9. A drawing can suggest, although it needn't be, an unfinished piece, a step in the preparation for a grander effort. And, as such, it has an intimacy about it. "This is what I was planning."
10. Then there are my beloved mechanical pencils - no sharpeners needed. One can just keep going. And, you know, even the thinnest mechanical pencil lead can create a variety of strokes. If you keep turning the pencil as you use it, the tip remains uniformly thick (or thin, however you want to look at it). But if you don't turn it, you develop a thin and thick portion - thin using the far edge, or thicker on the flat.
But MOST OF ALL, pencil is a transparent medium, which means you can build your image layer by layer. But unlike other transparent media (watercolor, for instance), if you mess up, you can always erase. Perfect!

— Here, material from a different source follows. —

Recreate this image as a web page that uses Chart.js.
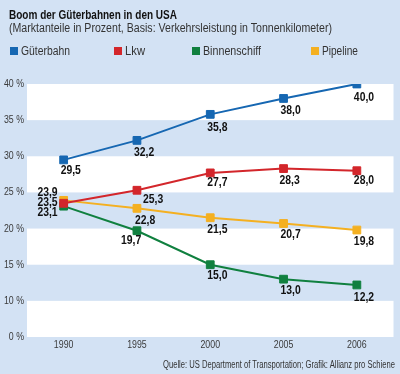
<!DOCTYPE html>
<html lang="de">
<head>
<meta charset="UTF-8">
<title>Boom der Güterbahnen in den USA</title>
<script src="https://cdn.jsdelivr.net/npm/chart.js"></script>
<style>
    body {
        margin: 0;
        padding: 0;
        background: #d3e2f4;
        font-family: 'Liberation Sans', Arial, sans-serif;
    }
    .wrap {
        position: relative;
        width: 400px;
        height: 374px;
        overflow: hidden;
    }
    .txt {
        position: absolute;
        white-space: nowrap;
        transform-origin: 0 50%;
        color: #333;
    }
    .title { left: 9px; top: 8px; font-size: 12.5px; line-height: 14px; font-weight: bold; color: #111; }
    .subtitle { left: 9px; top: 21px; font-size: 12.5px; line-height: 14px; }
    .legend-text { top: 44px; font-size: 12.5px; line-height: 14px; }
    .legend-box { position: absolute; top: 47px; width: 8px; height: 8px; }
    .footer { left: 163px; top: 358px; font-size: 10px; line-height: 14px; }
    canvas { position: absolute; left: 0; top: 0; }
</style>
</head>
<body>
<div class="wrap" id="wrap">
    <canvas id="chart" width="400" height="374"></canvas>
    <div class="txt title" data-w="168">Boom der Güterbahnen in den USA</div>
    <div class="txt subtitle" data-w="323">(Marktanteile in Prozent, Basis: Verkehrsleistung in Tonnenkilometer)</div>
    <div class="txt footer" data-w="232">Quelle: US Department of Transportation; Grafik: Allianz pro Schiene</div>
</div>

<script>
    // data
    const years = ['1990', '1995', '2000', '2005', '2006'];
    const seriesNames = ['Güterbahn', 'Lkw', 'Binnenschiff', 'Pipeline'];
    const gueterbahn = [29.5, 32.2, 35.8, 38.0, 40.0];
    const lkw = [23.5, 25.3, 27.7, 28.3, 28.0];
    const binnenschiff = [23.1, 19.7, 15.0, 13.0, 12.2];
    const pipeline = [23.9, 22.8, 21.5, 20.7, 19.8];
    // axis is broken: lowest tick (5) is shown as 0 %
    const yTickValues = [5, 10, 15, 20, 25, 30, 35, 40];
    const yTickLabels = ['0 %', '10 %', '15 %', '20 %', '25 %', '30 %', '35 %', '40 %'];

    const colors = ['#1667b2', '#d3262b', '#10803f', '#f4b021'];
    const legendBoxX = [10, 114, 192, 311];
    const legendTextW = [49, 20, 58, 36];

    // label placement per series/point: [dx, dy, align]
    const labelPos = [
        [[-3, 11, 'left'], [-3, 12, 'left'], [-3, 13, 'left'], [-3, 12, 'left'], [-3, 13, 'left']],
        [[-6, -1, 'right'], [6, 9, 'left'], [-3, 10, 'left'], [-4, 12, 'left'], [-3, 10, 'left']],
        [[-6, 6, 'right'], [-16, 10, 'left'], [-3, 11, 'left'], [-3, 11, 'left'], [-3, 12, 'left']],
        [[-6, -8, 'right'], [-2, 12, 'left'], [-3, 12, 'left'], [-3, 11, 'left'], [-3, 11, 'left']]
    ];

    const allSeries = [gueterbahn, lkw, binnenschiff, pipeline];
    const FONT = "'Liberation Sans', Arial, sans-serif";
    const SQUEEZE = 0.8;

    // legend in html
    const wrap = document.getElementById('wrap');
    seriesNames.forEach((name, i) => {
        const box = document.createElement('div');
        box.className = 'legend-box';
        box.style.left = legendBoxX[i] + 'px';
        box.style.background = colors[i];
        wrap.appendChild(box);
        const t = document.createElement('div');
        t.className = 'txt legend-text';
        t.style.left = (legendBoxX[i] + 11) + 'px';
        t.dataset.w = legendTextW[i];
        t.textContent = name;
        wrap.appendChild(t);
    });

    // squeeze html text horizontally (original uses a condensed face)
    document.querySelectorAll('.txt').forEach(el => {
        const w = el.getBoundingClientRect().width;
        el.style.transform = 'scaleX(' + (el.dataset.w / w) + ')';
    });

    function condensedText(ctx, text, x, y, align) {
        ctx.save();
        ctx.translate(x, y);
        ctx.scale(SQUEEZE, 1);
        ctx.textAlign = align;
        ctx.fillText(text, 0, 0);
        ctx.restore();
    }

    // alternating white bands behind the plot + axis labels
    const bandsPlugin = {
        id: 'bands',
        beforeDatasetsDraw(chart) {
            const { ctx, chartArea, scales } = chart;
            const y = scales.y;
            const x = scales.x;
            ctx.save();
            ctx.fillStyle = '#ffffff';
            for (let v = 40; v > 5; v -= 10) {
                const top = y.getPixelForValue(v);
                const bottom = y.getPixelForValue(v - 5);
                ctx.fillRect(chartArea.left, top, chartArea.right - chartArea.left, bottom - top);
            }
            ctx.fillStyle = '#3a3a3a';
            ctx.font = '11px ' + FONT;
            ctx.textBaseline = 'middle';
            yTickValues.forEach((v, i) => {
                condensedText(ctx, yTickLabels[i], chartArea.left - 3, y.getPixelForValue(v), 'right');
            });
            years.forEach((yr, i) => {
                condensedText(ctx, yr, x.getPixelForValue(i), chartArea.bottom + 8, 'center');
            });
            ctx.restore();
        }
    };

    // value labels with german decimal comma
    const valueLabels = {
        id: 'valueLabels',
        afterDatasetsDraw(chart) {
            const ctx = chart.ctx;
            ctx.save();
            ctx.font = 'bold 13px ' + FONT;
            ctx.fillStyle = '#111';
            ctx.textBaseline = 'middle';
            chart.data.datasets.forEach((ds, di) => {
                const meta = chart.getDatasetMeta(di);
                meta.data.forEach((pt, i) => {
                    const p = labelPos[di][i];
                    condensedText(ctx, ds.data[i].toFixed(1).replace('.', ','), pt.x + p[0], pt.y + p[1], p[2]);
                });
            });
            ctx.restore();
        }
    };

    const datasets = allSeries.map((data, i) => ({
        label: seriesNames[i],
        data: data,
        borderColor: colors[i],
        backgroundColor: colors[i],
        borderWidth: 2,
        tension: 0,
        pointStyle: 'rect',
        pointRadius: 5.5,
        pointBorderWidth: 1,
        pointBorderColor: colors[i],
        pointBackgroundColor: colors[i]
    }));

    new Chart(document.getElementById('chart'), {
        type: 'line',
        data: { labels: years, datasets: datasets },
        options: {
            responsive: false,
            animation: false,
            devicePixelRatio: 1,
            layout: { padding: { left: 0, right: 5, top: 84, bottom: 21 } },
            plugins: {
                legend: { display: false },
                title: { display: false },
                tooltip: { enabled: false }
            },
            scales: {
                x: {
                    offset: true,
                    grid: { display: false },
                    border: { display: false },
                    ticks: { display: false },
                    afterFit(scale) { scale.height = 16; }
                },
                y: {
                    min: 5,
                    max: 40,
                    grid: { display: false },
                    border: { display: false },
                    afterBuildTicks(scale) {
                        scale.ticks = yTickValues.map(v => ({ value: v }));
                    },
                    ticks: { display: false },
                    afterFit(scale) { scale.width = 27; }
                }
            }
        },
        plugins: [bandsPlugin, valueLabels]
    });
</script>
</body>
</html>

So, here's what I mean by transparency and working in layers. By the way, a simple way to think of transparency is that each layer adds to those beneath whereas opaque layers cover what is beneath.
Here, I've completed the first layer with an H pencil. But I've then continued to add a second layer, this time with an HB pencil, to the rat on the left.
And now, I've added HB to the rest of the elements, and also added more HB "texture" - like the grass - to the rest. If I were intending a finished pencil piece, I'd continue with softer leads such as 2B and 4B. But in this case, I'm going to add washes of color, so I don't go further with the pencil. I apply a fixatif to the pencil before continuing with any water media as the water can smudge the pencil, and more so the softer the lead.
If you haven't done much with pencil, I urge you to give it a second look. You might very well end up liking it best of all!